# What is being asked:
Return the lines below exactly, from the first line to the line that contains "from matplotlib.patches import Patch". Leave out pictures.

# Source excerpt:
════════
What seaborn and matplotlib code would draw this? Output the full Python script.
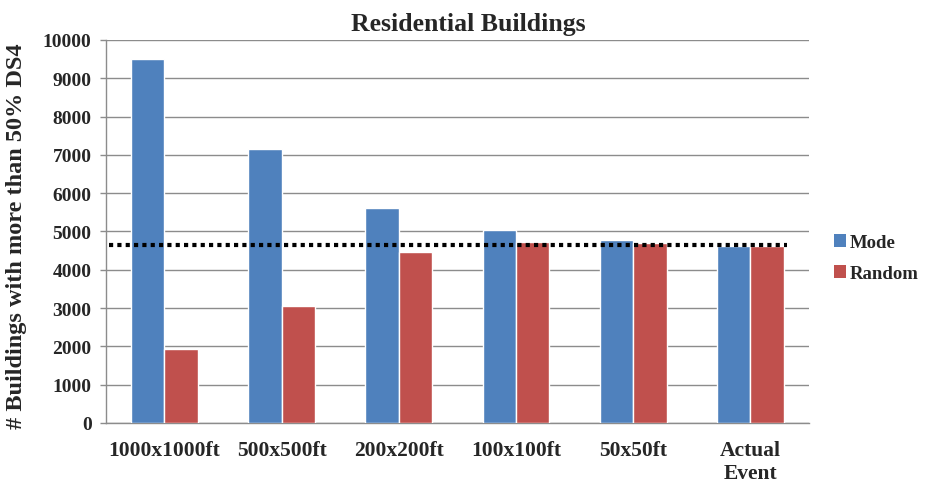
import matplotlib
matplotlib.use("Agg")
import matplotlib.pyplot as plt
import seaborn as sns
import pandas as pd
from matplotlib.patches import Patch

categories = ["1000x1000ft", "500x500ft", "200x200ft", "100x100ft", "50x50ft", "Actual\nEvent"]
mode_values = [9500, 7150, 5600, 5030, 4770, 4620]
random_values = [1930, 3050, 4460, 4730, 4710, 4620]
actual_event_level = 4640
series_names = ["Mode", "Random"]
yticks = [0, 1000, 2000, 3000, 4000, 5000, 6000, 7000, 8000, 9000, 10000]

df = pd.DataFrame({
    "category": categories * 2,
    "series": [series_names[0]] * len(categories) + [series_names[1]] * len(categories),
    "value": mode_values + random_values,
})

sns.set_theme(style="white")
plt.rcParams["font.family"] = ["Liberation Serif", "DejaVu Serif"]
plt.rcParams["font.weight"] = "bold"

colors = {"Mode": "#4F81BD", "Random": "#C0504D"}

fig = plt.figure(figsize=(9.25, 4.85), dpi=100)
ax = fig.add_axes([0.1145, 0.126, 0.76, 0.7895])

sns.barplot(data=df, x="category", y="value", hue="series", palette=colors,
            width=0.57, saturation=1, ax=ax, legend=False, zorder=3)

ax.set_ylim(0, 10000)
ax.set_xlim(-0.5, len(categories) - 0.5)
ax.set_yticks(yticks)
ax.set_yticklabels([str(v) for v in yticks], fontsize=14, fontweight="bold")
ax.yaxis.grid(True, color="#8c8c8c", linewidth=1.0, zorder=0)
ax.xaxis.grid(False)

# category labels centered, separator ticks at the category boundaries
ax.set_xticks(range(len(categories)))
ax.set_xticklabels(categories, fontsize=15.5, fontweight="bold", linespacing=1.25)
ax.tick_params(axis="x", which="major", length=0, pad=12)
ax.set_xticks([i - 0.5 for i in range(len(categories) + 1)], minor=True)
ax.tick_params(axis="x", which="minor", length=4.3, color="#8c8c8c", width=1)
ax.tick_params(axis="y", length=4.3, color="#8c8c8c", width=1, pad=6, left=True)

for s in ["top", "right"]:
    ax.spines[s].set_visible(False)
for s in ["left", "bottom"]:
    ax.spines[s].set_color("#8c8c8c")
    ax.spines[s].set_linewidth(1)

# reference level of the actual event
ax.hlines(actual_event_level, -0.47, 5.31, colors="black", linestyles=(0, (1, 1)),
          linewidth=3, zorder=4)

ax.set_xlabel("")
ax.set_ylabel("# Buildings with more than 50% DS4", fontsize=17.5, fontweight="bold")
ax.yaxis.set_label_coords(-0.112, 0.49)
ax.set_title("Residential Buildings", fontsize=18.5, fontweight="bold", pad=7, x=0.516)

handles = [Patch(facecolor=colors[n], edgecolor="none") for n in series_names]
leg = fig.legend(handles, series_names, loc="center left", bbox_to_anchor=(0.883, 0.466),
                 frameon=False, prop={"size": 13.5, "weight": "bold"},
                 handlelength=0.65, handleheight=0.65, handletextpad=0.2, labelspacing=0.75)

fig.savefig("out.png", dpi=100)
════════
# Output of the exercise:
What seaborn and matplotlib code would draw this? Output the full Python script.
import matplotlib
matplotlib.use("Agg")
import matplotlib.pyplot as plt
import seaborn as sns
import pandas as pd
from matplotlib.patches import Patch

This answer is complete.